Questioning the mutuality of being and thought is the shared ground of what has become known as speculative realism, a philosophical movement that Harman aspires to invest with momentous substance and one in which he does not shy away from claiming a pioneering role. To his credit, Harman is not trying to minimize crucial differences between his own Object-Oriented Philosophy and key arguments of After Finitude and readers who seek to know more about speculative realism must turn to a select number of radical and exciting non-mainstream publishers like Zero Books. Towards Speculative Realism, a small collection of pieces by Harman, is just one of his books published by Zero Books and another is Weird Realism, looking at the fiction of H. P. Lovecraft for its philosophical import, which succeeds in arousing fresh interest in a notably disturbing writer.

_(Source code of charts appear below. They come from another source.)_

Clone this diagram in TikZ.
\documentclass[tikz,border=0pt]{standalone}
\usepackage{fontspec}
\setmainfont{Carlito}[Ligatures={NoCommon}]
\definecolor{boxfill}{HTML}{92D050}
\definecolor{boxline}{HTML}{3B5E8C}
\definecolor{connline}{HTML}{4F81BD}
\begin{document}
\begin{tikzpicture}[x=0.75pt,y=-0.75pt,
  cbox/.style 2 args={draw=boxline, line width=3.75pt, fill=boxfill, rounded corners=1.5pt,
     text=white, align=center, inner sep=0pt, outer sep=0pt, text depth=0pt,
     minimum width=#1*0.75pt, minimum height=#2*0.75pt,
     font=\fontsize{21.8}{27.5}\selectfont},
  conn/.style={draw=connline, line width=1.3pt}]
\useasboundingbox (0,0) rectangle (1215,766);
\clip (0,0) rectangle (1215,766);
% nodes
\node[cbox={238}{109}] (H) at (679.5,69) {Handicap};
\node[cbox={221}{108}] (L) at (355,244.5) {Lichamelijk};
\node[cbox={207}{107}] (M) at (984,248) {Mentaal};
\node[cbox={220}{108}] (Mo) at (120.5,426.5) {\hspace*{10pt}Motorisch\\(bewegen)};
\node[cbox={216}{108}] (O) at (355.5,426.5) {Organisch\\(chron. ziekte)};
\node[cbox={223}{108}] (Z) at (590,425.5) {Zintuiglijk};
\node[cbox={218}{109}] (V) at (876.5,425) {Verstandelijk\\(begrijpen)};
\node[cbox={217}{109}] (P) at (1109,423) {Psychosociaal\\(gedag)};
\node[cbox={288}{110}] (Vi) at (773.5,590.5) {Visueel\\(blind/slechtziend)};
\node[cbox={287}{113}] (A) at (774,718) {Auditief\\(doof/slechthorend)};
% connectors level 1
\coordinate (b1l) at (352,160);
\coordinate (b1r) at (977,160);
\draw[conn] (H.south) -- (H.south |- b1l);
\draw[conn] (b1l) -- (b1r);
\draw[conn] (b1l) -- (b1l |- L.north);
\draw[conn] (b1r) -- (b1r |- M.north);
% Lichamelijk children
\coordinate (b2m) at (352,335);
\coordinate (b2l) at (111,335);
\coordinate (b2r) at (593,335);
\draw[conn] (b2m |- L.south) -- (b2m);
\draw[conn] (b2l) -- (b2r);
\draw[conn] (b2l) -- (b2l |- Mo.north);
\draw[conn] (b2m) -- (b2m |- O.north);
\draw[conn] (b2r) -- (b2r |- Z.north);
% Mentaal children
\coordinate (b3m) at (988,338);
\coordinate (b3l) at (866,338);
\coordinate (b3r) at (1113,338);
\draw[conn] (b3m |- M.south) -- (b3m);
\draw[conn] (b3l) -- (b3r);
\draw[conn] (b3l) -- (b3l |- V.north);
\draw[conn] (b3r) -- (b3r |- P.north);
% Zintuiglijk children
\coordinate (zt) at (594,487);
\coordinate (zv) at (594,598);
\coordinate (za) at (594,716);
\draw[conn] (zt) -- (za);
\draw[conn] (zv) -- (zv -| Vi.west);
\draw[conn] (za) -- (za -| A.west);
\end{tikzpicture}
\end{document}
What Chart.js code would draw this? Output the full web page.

Urbanomic is an avant-garde arts organization as well as the publisher of works of speculative realism and Meillassoux’s new book The Number and the Siren. Then there is Re-Press, publisher of The Speculative Turn, a superb collection of essays relating to speculative realism, which follows Open Access practice and makes it available as a free download (re-press.org). Some of the best essays in The Speculative Turn are highly critical of their subject matter and one of them is by Ray Brassier, the translator of After Finitude, who, according to a remark by him found in the Wikipedia entry on speculative realism, has no truck with a ‘movement’ that exists only in the imaginations of a group of bloggers promoting an agenda for which I have no sympathy whatsoever: actor-network theory spiced with pan-psychist metaphysics and morsels of process philosophy. I don’t believe the internet is an appropriate medium for serious philosophical debate; nor do I believe it is acceptable to try to concoct a philosophical movement online by using blogs to exploit the misguided enthusiasm of impressionable graduate students. I agree with Deleuze’s remark that ultimately the most basic task of philosophy is to impede stupidity, so I see little philosophical merit in a ‘movement’ whose most signal achievement thus far is to have generated an online orgy of stupidity.
Such a withering judgement, in the true spirit of Meillassoux’s wideawake philosophy, is a wake-up call to anyone tempted to think that speculative realism is a term to be banded about carelessly. It suggests that After Finitude should not be approached as the spearhead text for something called speculative realism but as an epoch-breaking work of philosophy in its own right.